I spoke to Enterprise Rent-A-Car to make sure they had a van and would stay open late enough for me to get it.  I’d like to note that two of my co-workers, Prema and Jennifer, were instrumental in making sure I had a car, hotel, and directions to get to Houston.  As many of you know, any help I can get with regards to navigation is welcomed and needed.  My sense of direction is miserable.  When I walk out of a store in a mall, I turn left—regardless of which direction I entered from.  Once I drove to my cousins’ home with my little brother.  Kevin was 10 or 11 at the time and despite his best efforts of drawing maps for me in the backseat, I managed to stretch a 20 minute drive into a two and a half hour trip.

I finished up working at about 8:00 p.m. and drove to Wal-Mart to pick up water, a few CD’s, and baby seats.  The store employees from whom I solicited help looked at me kind of suspiciously when I couldn’t be specific about the size of the kids.  I threw the seats in my car, checked out of the hotel and headed west to Tulsa.  I got to Enterprise just before 11:00, swapped out for the van and began driving south on the 75.  My next destination was a Best Western in Atoka, Oklahoma, a small town 40 miles north of the Texas border.

A couple hours into my drive, I went in the wrong direction after leaving a rest stop.  When I got off the freeway to turn back around, I was met by best the southern Oklahoma boondocks had to offer.  As my van came to a halt at the stop sign at the end of the dark, desolate road, I was greeted by a pack of wild dogs.  There were seven or eight of them—all different breeds, all mangy, and none too happy that I was on their turf.  They surrounded me, barking loudly, and their leader was looking right through the windshield at what would have been his best dinner in quite some time.  I cautiously stepped on the gas and they pursued the van until I got back on the freeway.  They were so intimidating and seemingly cognizant, I felt that if they had enough time they would have figured out how to get inside, maul me, drive the van to meet the rest of their friends and share my leftovers.  If you’re ever in that part of Oklahoma and it’s dark, I strongly urge you not to stop.

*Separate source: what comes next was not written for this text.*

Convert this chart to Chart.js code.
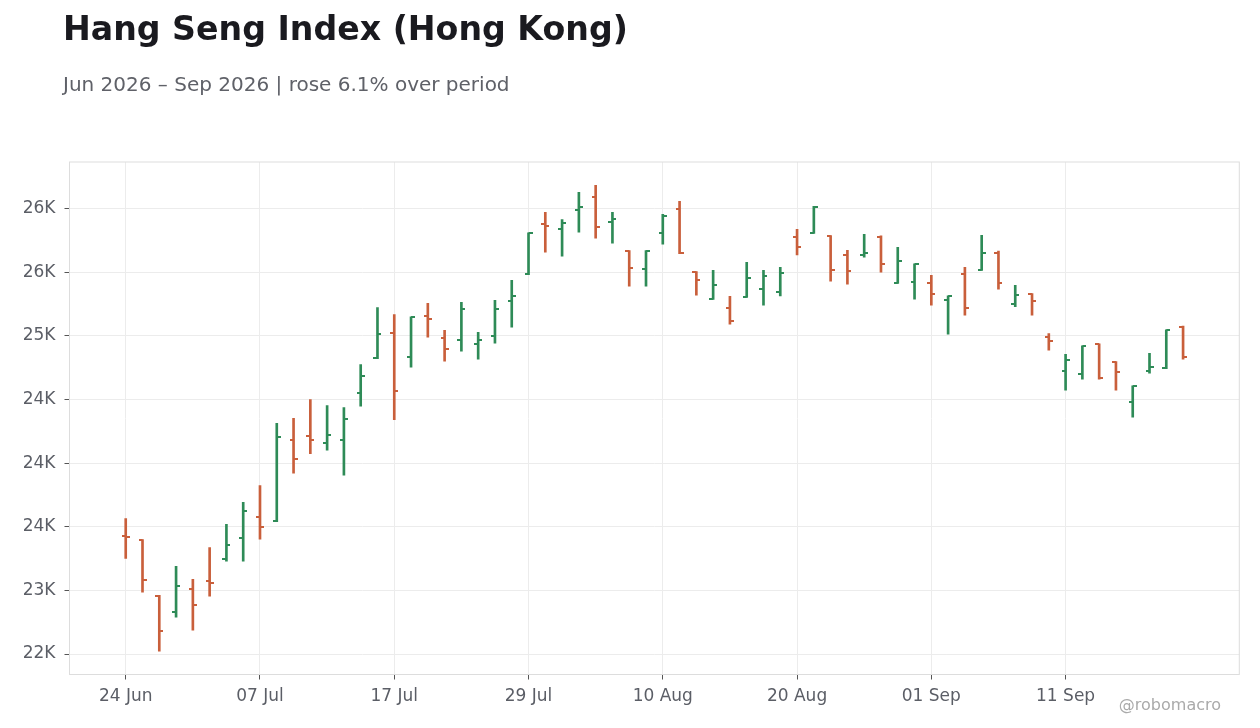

Atoka welcomed me with a roadside sign that read, “Tomato Peaches and Jelly Relish.”  I got to bed at about 3:30, slept for four hours, and was on the road again by 8:30.  I hadn’t even made it to Texas when a SUV that was ahead of me suddenly veered off of the road into the grassy ditch of a median, across the three lanes of oncoming traffic, back on to the grass on the other side of the highway, and through a barbwire fence.  Even after it started plowing through small trees, the car never dropped below 60 or 70 mph.  After barely missing a few large trees, the guy finally rolled to a stop.  I pulled over and, along with a trucker who also stopped, tended to the guy.  He was bloodied and shaken up, but other than that he was fine.    The trucker said he had an important meeting to go (read: “don’t want to be here when the law shows up”) so I hung out with the driver until the police and ambulance arrived.  It turns out that the local factory he works in recently began using a new cleaning agent, and the chemicals have been rendering him short of breath and causing him to black out.  By all indications, he was sober, but he wasn’t wearing his seatbelt.  Had he hit another car, flipped in the median, or hit one of the larger trees, he probably would have been dead.  The cops came, I filled out a report, and met his wife.  I took the opportunity to tell her how lucky he was that he wasn’t seriously hurt.  I also told her that he needs to start wearing his seatbelt.  She said she’s tried to tell him but he won’t listen.  I told her to try harder.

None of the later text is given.